Dad and I spent Memorial Day talking about his military career. He mentioned that he was drafted in the Army in 1942 when he was 24 years old. Started me looking for records online and found him in this great database a little while ago.

Title: World War II Electronic Army Serial Number Merged File, 6/1/2002 – 9/30/2002
Creator:National Archives and Records Administration. Office of Records Services – Washington, D.C. Modern Records Programs. Electronic and Special Media Records Services Division.

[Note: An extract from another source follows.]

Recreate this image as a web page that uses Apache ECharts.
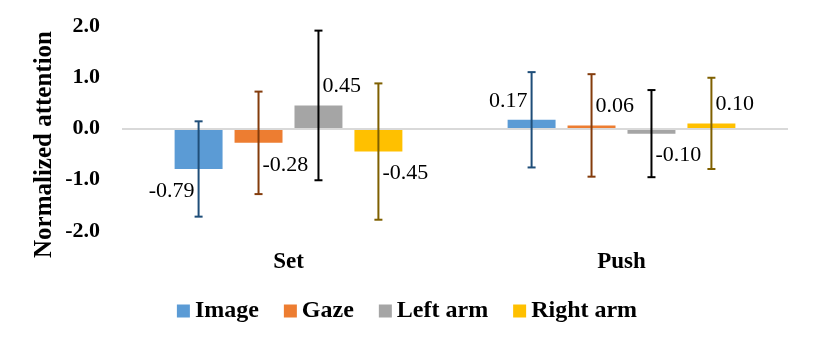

Level of Description: Series from Record Group 64: Records of the National Archives and Records Administration

Series: World War II Electronic Army Serial Number Merged File
This series has records on about nine million men and women who enlisted during World War II in the United States Army, including Army Reserves and the Women’s Army Auxiliary Corps. NARA scanned War Department microfilmed punch cards on enlistments to support the reconstruction of the military personnel records at its National Personnel Record Center. Because of the microfilm’s poor condition, approximately 1.5 million records could not be scanned. Also, the file has no records for Army officers, members of other services or enlistments for other time periods. In general, each record has the serial number of a soldier, person’s name, state and county of residence, place of enlistment, date of enlistment, grade, branch, term of enlistment, place of birth, year of birth, race, education, civilian occupation, marital status, and component. These records present unique searching challenges.